[Samba] Samba server, works fine for several days, then load increases indefinately till server unavailable

Tue Apr 22 11:54:01 GMT 2008

Volker Lendecke wrote:
> On Mon, Apr 21, 2008 at 09:13:28AM -0500, James A. Dinkel wrote:
>   
>> Anyway, the server will be fine and snappy for a week or so, then out of
>> the blue, nobody can connect.  Top shows a few smbd processes maxing out
>> the cpu and the load (which is usually < 1.0) gradually climbs up to 10,
>>     
>
> I've seen this only when something like connections.tdb
> became corrupt. With CentOS this is not likely, but reiserfs
> did that to me fairly often. What filesystem are your tdbs
> residing on?

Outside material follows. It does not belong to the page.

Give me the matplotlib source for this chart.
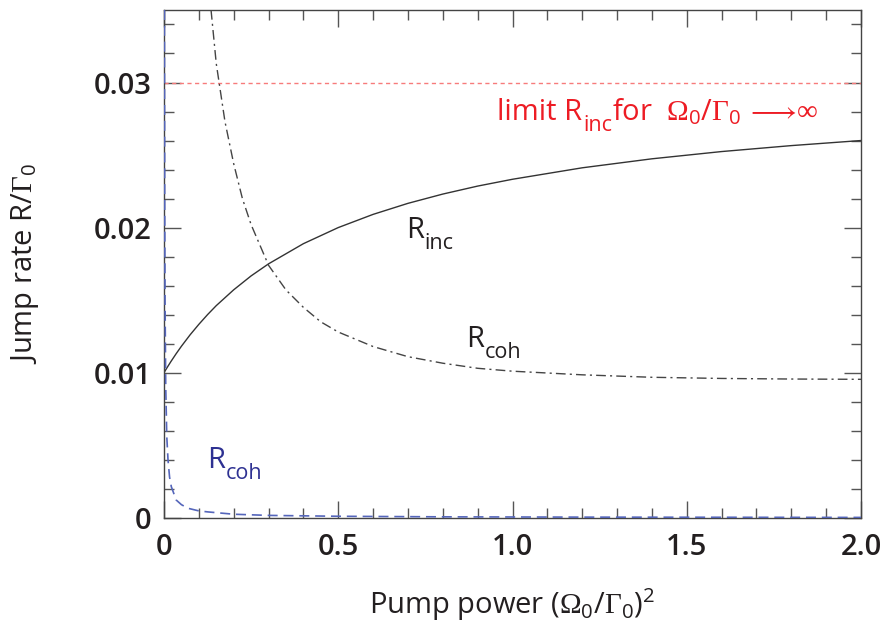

Maybe some other kernel-level problem like a
> problematic driver in the path to the hard disk?
>
> Volker
>   
I have seen this once on a CentOS-4.5-x86_64 box; IIRC, there was an 
issue with the Intel e1000 kernel module that caused a high number of 
connection resets,
but the RSTs never made it back, so the connections would just time out 
while the client started a new connection.  Then again, this box was 
using reiserfs to hold the tdbs, and it might have just been a fsck on 
reboot that fixed it when I rebooted after applying the kernel module 
update... anyways, what I was seeing was a consistently high number 
(several hundred) of queued packets for the sendQ across a dozen or so 
connections, and groups of reset connections all happening at the same 
time.  The load went up slowly for about a day, and then rocketed to 
well over 100 when a client was reset with a stuck locked file. 

FWIW, this was a SMP Xeon box w/ integrated Intel E1000s and the 
(mostly) stock 2.6.9-12(?) RHEL kernel.  I had found that Intel did have 
a patch for an issue very similar to what I was seeing, and after 
applying it, everything was happy again.